The group came out to put a "face on jobs" said Dennis Veilleux, chief executive officer for Colt's Manufacturing Co. LLC.
Expanding the definition of an assault weapons ban, as has been proposed, could negatively affect 80 percent of Colt Manufacturing's business, said Mike Holmes, the shop chairman who represents the bargaining unit workers at Colt. Eighty percent of its business is selling semiautomatic rifles with the AR-15 platform, he said.
Colt has been producing guns in compliance with the law for over 175 years, he said. Banning Colt products won't make communities safer, Holmes said.
Gov. Dannel P. Malloy has said if the assault weapons ban were to be expanded, gun manufacturers would still be able to sell weapons that are illegal to sell in Connecticut outside of Connecticut.
"I don't want them to leave," Malloy said on Wednesday. "As long as they are manufacturing a product that can be legally consumed or purchased in the nation they are welcome to stay in our state."
But Holmes said Colt workers are concerned about similar gun control laws spreading across the nation.
New York has passed strong gun control laws and many other states are discussing laws in the wake of the shooting of 26 children and adults at Sandy Hook Elementary school in Newtown Dec. 14.
President Barack Obama has recommended a number of proposals to Congress, such as limiting ammunition magazines to 10 rounds and reinstating and strengthening the federal assault weapons ban.
Holmes said Colt was open to discussing how to improve background checks and how to strengthen the handgun permitting process with regard to mental health issues.
"We believe mental health to be the root cause of such tragedies," Holmes said.
Eric Koenigs of Old Lyme, who works as a manufacturing engineer at Colt, said he attended the rally to make sure his rights are not taken away.
"It's our right to bear arms," he said. "No one should tell me what I can carry."
Koenigs said he has worked in the firearms industry as a barrel maker for 18 years.
"For the first time ever, I fear I will not be able to retire doing this," he said.
Expanding the definition of an assault weapons ban would hurt good-paying jobs in Connecticut, he said.
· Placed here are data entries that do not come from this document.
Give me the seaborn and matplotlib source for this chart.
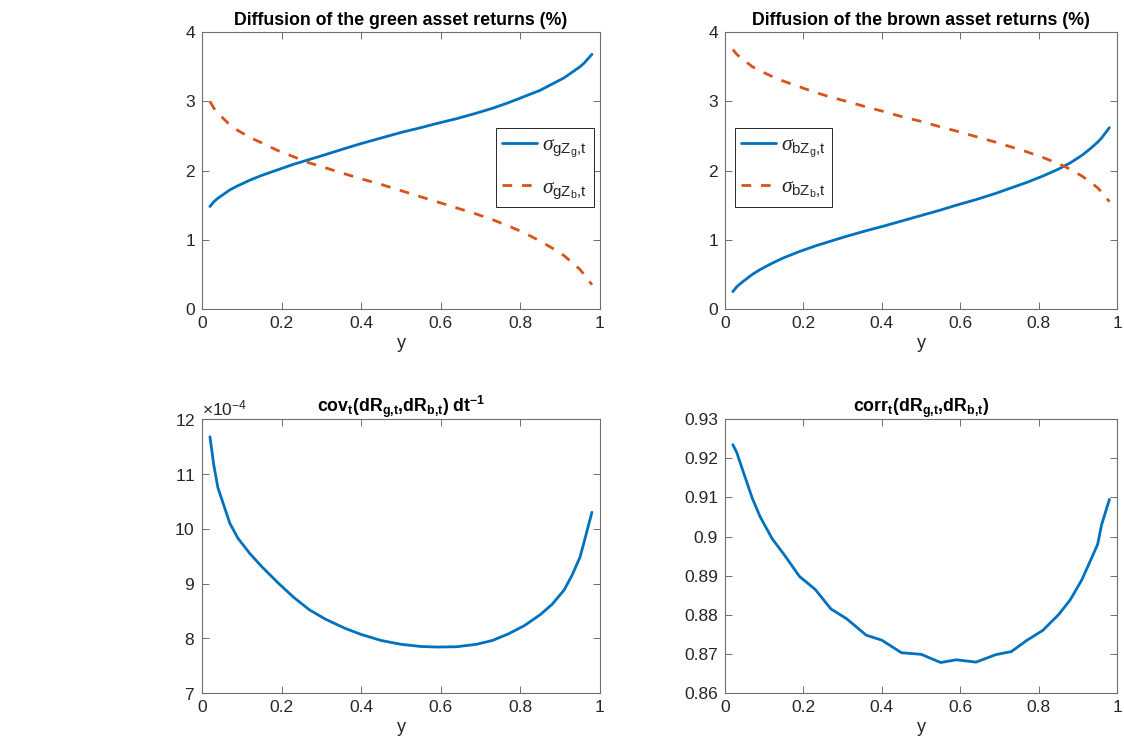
import numpy as np
import pandas as pd
import matplotlib
matplotlib.use("Agg")
import matplotlib.pyplot as plt
from matplotlib.ticker import FuncFormatter, MultipleLocator, ScalarFormatter
import seaborn as sns

# State grid (share of green wealth)
y_grid = [0.02, 0.03, 0.04, 0.07, 0.09, 0.12, 0.15, 0.19, 0.23, 0.27, 0.31, 0.36, 0.40, 0.45,
          0.50, 0.55, 0.59, 0.64, 0.69, 0.73, 0.77, 0.81, 0.85, 0.88, 0.91, 0.93, 0.95, 0.96, 0.98]

# Diffusion loadings of the green asset (%)
sig_g_Zg = [1.48, 1.55, 1.60, 1.72, 1.78, 1.86, 1.93, 2.01, 2.09, 2.16, 2.23, 2.32, 2.39, 2.47,
            2.55, 2.62, 2.68, 2.75, 2.83, 2.90, 2.98, 3.07, 3.16, 3.25, 3.34, 3.42, 3.50, 3.55, 3.68]
sig_g_Zb = [3.00, 2.90, 2.83, 2.66, 2.58, 2.48, 2.40, 2.29, 2.20, 2.11, 2.04, 1.95, 1.88, 1.80,
            1.71, 1.62, 1.55, 1.46, 1.37, 1.29, 1.20, 1.10, 0.98, 0.88, 0.77, 0.67, 0.57, 0.50, 0.35]

# Diffusion loadings of the brown asset (%)
sig_b_Zg = [0.25, 0.32, 0.37, 0.50, 0.57, 0.66, 0.74, 0.83, 0.91, 0.98, 1.05, 1.13, 1.19, 1.27,
            1.35, 1.43, 1.50, 1.58, 1.67, 1.75, 1.83, 1.92, 2.02, 2.11, 2.22, 2.31, 2.41, 2.47, 2.62]
sig_b_Zb = [3.75, 3.68, 3.63, 3.50, 3.44, 3.36, 3.29, 3.21, 3.13, 3.06, 3.00, 2.92, 2.86, 2.78,
            2.71, 2.63, 2.57, 2.49, 2.41, 2.34, 2.27, 2.19, 2.10, 2.02, 1.92, 1.84, 1.75, 1.69, 1.55]

# Instantaneous covariance and correlation of returns
cov_gb = [11.68e-4, 11.15e-4, 10.75e-4, 10.10e-4, 9.83e-4, 9.55e-4, 9.31e-4, 9.02e-4, 8.75e-4,
          8.52e-4, 8.35e-4, 8.18e-4, 8.07e-4, 7.96e-4, 7.89e-4, 7.85e-4, 7.84e-4, 7.845e-4,
          7.89e-4, 7.96e-4, 8.08e-4, 8.23e-4, 8.43e-4, 8.62e-4, 8.88e-4, 9.15e-4, 9.48e-4,
          9.75e-4, 10.30e-4]
corr_gb = [0.9235, 0.9215, 0.9185, 0.9097, 0.9050, 0.8995, 0.8955, 0.8898, 0.8865, 0.8815,
           0.8790, 0.8748, 0.8735, 0.8703, 0.8699, 0.8678, 0.8685, 0.8679, 0.8698, 0.8706,
           0.8735, 0.8760, 0.8800, 0.8838, 0.8890, 0.8935, 0.8980, 0.9030, 0.9095]

x_ticks = [0, 0.2, 0.4, 0.6, 0.8, 1]

sns.set_theme(style="white")
plt.rcParams["font.family"] = ["Liberation Sans", "DejaVu Sans"]
plt.rcParams["mathtext.fontset"] = "custom"
plt.rcParams["mathtext.rm"] = "Liberation Sans"
plt.rcParams["mathtext.it"] = "Liberation Serif:italic"
plt.rcParams["mathtext.bf"] = "Liberation Sans:bold"

BLUE = "#0072BD"
ORANGE = "#D95319"
AXC = "#262626"
TITLE_FS = 12.8

fig = plt.figure(figsize=(11.24, 7.48), dpi=100)
ax_tl = fig.add_axes([0.1797, 0.587, 0.354, 0.370])
ax_tr = fig.add_axes([0.645, 0.587, 0.349, 0.370])
ax_bl = fig.add_axes([0.1797, 0.0735, 0.354, 0.366])
ax_br = fig.add_axes([0.645, 0.0735, 0.349, 0.366])

gfmt = FuncFormatter(lambda v, p: f"{v:g}")


def style_axes(ax):
    ax.set_xlim(0, 1)
    ax.set_xticks(x_ticks)
    ax.xaxis.set_major_formatter(gfmt)
    for s in ax.spines.values():
        s.set_visible(True)
        s.set_color("#6e6e6e")
        s.set_linewidth(0.8)
    ax.tick_params(axis="both", which="major", direction="in", length=5, width=0.7,
                   color="#6e6e6e", labelsize=12.5, labelcolor=AXC,
                   top=True, right=True, bottom=True, left=True, pad=5)
    ax.set_xlabel("y", fontsize=13, color=AXC, labelpad=3)
    ax.set_ylabel("")
    ax.grid(False)


def legend(ax, anchor):
    leg = ax.legend(loc="upper left", bbox_to_anchor=anchor, fontsize=15.5,
                    frameon=True, fancybox=False, framealpha=1, edgecolor=AXC,
                    handlelength=1.6, handletextpad=0.25, borderpad=0.3,
                    labelspacing=0.75, borderaxespad=0)
    leg.get_frame().set_linewidth(0.7)


# Green asset diffusion
df_g = pd.DataFrame({"y": y_grid, "zg": sig_g_Zg, "zb": sig_g_Zb})
sns.lineplot(data=df_g, x="y", y="zg", ax=ax_tl, color=BLUE, linewidth=2,
             label=r"$\sigma_{\mathrm{gZ_g{,}t}}$")
sns.lineplot(data=df_g, x="y", y="zb", ax=ax_tl, color=ORANGE, linewidth=2,
             linestyle=(0, (3.5, 3.5)), label=r"$\sigma_{\mathrm{gZ_b{,}t}}$")
ax_tl.set_ylim(0, 4)
ax_tl.set_yticks([0, 1, 2, 3, 4])
ax_tl.yaxis.set_major_formatter(gfmt)
ax_tl.set_title("Diffusion of the green asset returns (%)", fontsize=TITLE_FS,
                fontweight="bold", color="black", pad=5)
style_axes(ax_tl)
legend(ax_tl, (0.739, 0.652))

# Brown asset diffusion
df_b = pd.DataFrame({"y": y_grid, "zg": sig_b_Zg, "zb": sig_b_Zb})
sns.lineplot(data=df_b, x="y", y="zg", ax=ax_tr, color=BLUE, linewidth=2,
             label=r"$\sigma_{\mathrm{bZ_g{,}t}}$")
sns.lineplot(data=df_b, x="y", y="zb", ax=ax_tr, color=ORANGE, linewidth=2,
             linestyle=(0, (3.5, 3.5)), label=r"$\sigma_{\mathrm{bZ_b{,}t}}$")
ax_tr.set_ylim(0, 4)
ax_tr.set_yticks([0, 1, 2, 3, 4])
ax_tr.yaxis.set_major_formatter(gfmt)
ax_tr.set_title("Diffusion of the brown asset returns (%)", fontsize=TITLE_FS,
                fontweight="bold", color="black", pad=5)
style_axes(ax_tr)
legend(ax_tr, (0.025, 0.652))

# Covariance (axis scaled by 1e-4)
df_c = pd.DataFrame({"y": y_grid, "cov": cov_gb, "corr": corr_gb})
sns.lineplot(data=df_c, x="y", y="cov", ax=ax_bl, color=BLUE, linewidth=2)
ax_bl.set_ylim(7e-4, 12e-4)
ax_bl.set_yticks([7e-4, 8e-4, 9e-4, 10e-4, 11e-4, 12e-4])
sfmt = ScalarFormatter(useMathText=True)
sfmt.set_powerlimits((-4, -4))
ax_bl.yaxis.set_major_formatter(sfmt)
ax_bl.set_title(r"$\mathbf{cov_t(dR_{g{,}t}{,}dR_{b{,}t})\ dt^{-1}}$", fontsize=TITLE_FS,
                color="black", pad=5)
style_axes(ax_bl)
ax_bl.yaxis.get_offset_text().set_fontsize(12.5)
ax_bl.yaxis.get_offset_text().set_color(AXC)

# Correlation
sns.lineplot(data=df_c, x="y", y="corr", ax=ax_br, color=BLUE, linewidth=2)
ax_br.set_ylim(0.86, 0.93)
ax_br.yaxis.set_major_locator(MultipleLocator(0.01))
ax_br.yaxis.set_major_formatter(FuncFormatter(lambda v, p: f"{round(v, 4):g}"))
ax_br.set_title(r"$\mathbf{corr_t(dR_{g{,}t}{,}dR_{b{,}t})}$", fontsize=TITLE_FS,
                color="black", pad=5)
style_axes(ax_br)

fig.savefig("out.png", dpi=100)
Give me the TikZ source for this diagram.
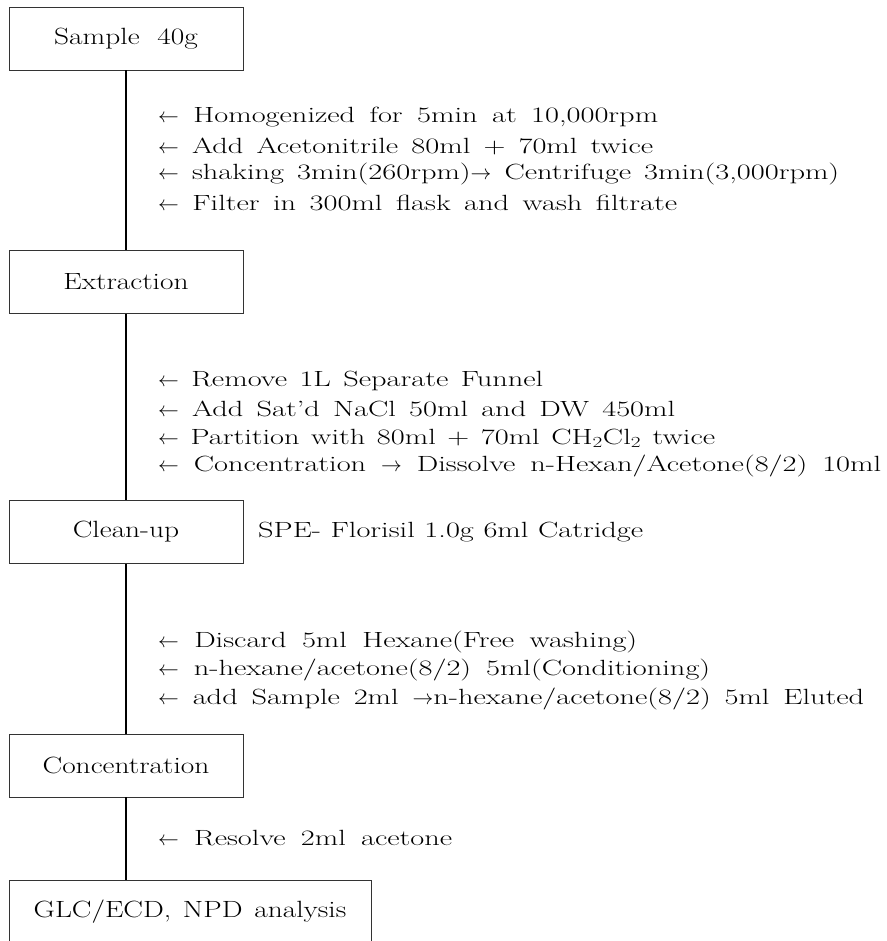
\documentclass[tikz,border=0pt]{standalone}
\usepackage{fontspec}
\setmainfont{Latin Modern Roman}[FakeStretch=1.25]
\newfontfamily\notefont{Latin Modern Roman}[FakeStretch=1.38,Ligatures=TeX]
\newcommand{\widespacing}{\spaceskip=0.42em plus 0.4em minus 0.15em\relax}
% a line of text justified to a given width (interword spaces stretch)
\newcommand{\fitline}[2]{\makebox[#1pt][s]{#2}}
\begin{document}
\begin{tikzpicture}[x=1pt,y=-1pt,
  stepbox/.style={draw=black!80,line width=0.8pt,rectangle,inner sep=0pt,
    minimum height=63pt,font=\fontsize{23.5}{28}\selectfont},
  note/.style={anchor=west,inner sep=0pt,font=\notefont\fontsize{22}{26}\selectfont\widespacing},
  flow/.style={line width=1.6pt,black}]
\useasboundingbox (0,0) rectangle (886,941);
\clip (0,0) rectangle (886,941);

% process boxes
\node[stepbox,minimum width=234pt] (smp) at (126,38.5) {Sample\hspace{0.75em}40g};
\node[stepbox,minimum width=234pt] (ext) at (126,282) {Extraction};
\node[stepbox,minimum width=234pt] (cln) at (126,532) {Clean-up};
\node[stepbox,minimum width=234pt] (cnc) at (126,765.5) {Concentration};
\node[stepbox,minimum width=362pt] (glc) at (190,911.5) {GLC/ECD,\hspace{0.5em}NPD\hspace{0.5em}analysis};

% main flow line
\draw[flow] (smp.south) -- (ext.north);
\draw[flow] (ext.south) -- (cln.north);
\draw[flow] (cln.south) -- (cnc.north);
\draw[flow] (cnc.south) -- (cnc.south |- glc.north);

% extraction steps
\node[note] (a1) at (158,117) {\fitline{500}{$\leftarrow$ Homogenized for 5min at 10,000rpm}};
\node[note] (a2) at (158,146) {\fitline{495}{$\leftarrow$ Add Acetonitrile 80ml + 70ml twice}};
\node[note] (a3) at (158,174) {\fitline{681}{$\leftarrow$ shaking 3min(260rpm)$\rightarrow$ Centrifuge 3min(3,000rpm)}};
\node[note] (a4) at (158,203) {\fitline{519}{$\leftarrow$ Filter in 300ml flask and wash filtrate}};

% partition steps
\node[note] (b1) at (158,381) {\fitline{385}{$\leftarrow$ Remove 1L Separate Funnel}};
\node[note] (b2) at (158,409) {\fitline{517}{$\leftarrow$ Add Sat’d NaCl 50ml and DW 450ml}};
\node[note] (b3) at (158,438) {\fitline{557}{$\leftarrow$ Partition with 80ml + 70ml CH\textsubscript{2}Cl\textsubscript{2} twice}};
\node[note] (b4) at (158,466) {\fitline{723}{$\leftarrow$ Concentration $\rightarrow$ Dissolve n-Hexan/Acetone(8/2) 10ml}};

% cartridge
\node[note] (spe) at (258,532) {\fitline{385}{SPE- Florisil 1.0g 6ml Catridge}};

% clean-up steps
\node[note] (c1) at (158,642) {\fitline{479}{$\leftarrow$ Discard 5ml Hexane(Free washing)}};
\node[note] (c2) at (158,670) {\fitline{552}{$\leftarrow$ n-hexane/acetone(8/2) 5ml(Conditioning)}};
\node[note] (c3) at (158,699) {\fitline{706}{$\leftarrow$ add Sample 2ml $\rightarrow$n-hexane/acetone(8/2) 5ml Eluted}};

% final step
\node[note] (d1) at (158,838) {\fitline{294}{$\leftarrow$ Resolve 2ml acetone}};
\end{tikzpicture}
\end{document}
A gun machinist makes $25 to $30 an hour, he said.
Addressing the cosmetics of a gun or limiting the number of military-style features is not the issue, he said.
"It's the crazy person behind it (the gun)," Koenigs said.
Many of the Colt employees stood around the legislative building as another couple of hundred people filed into the public hearing room to discuss gun control bills before the Public Safety and Security Committee.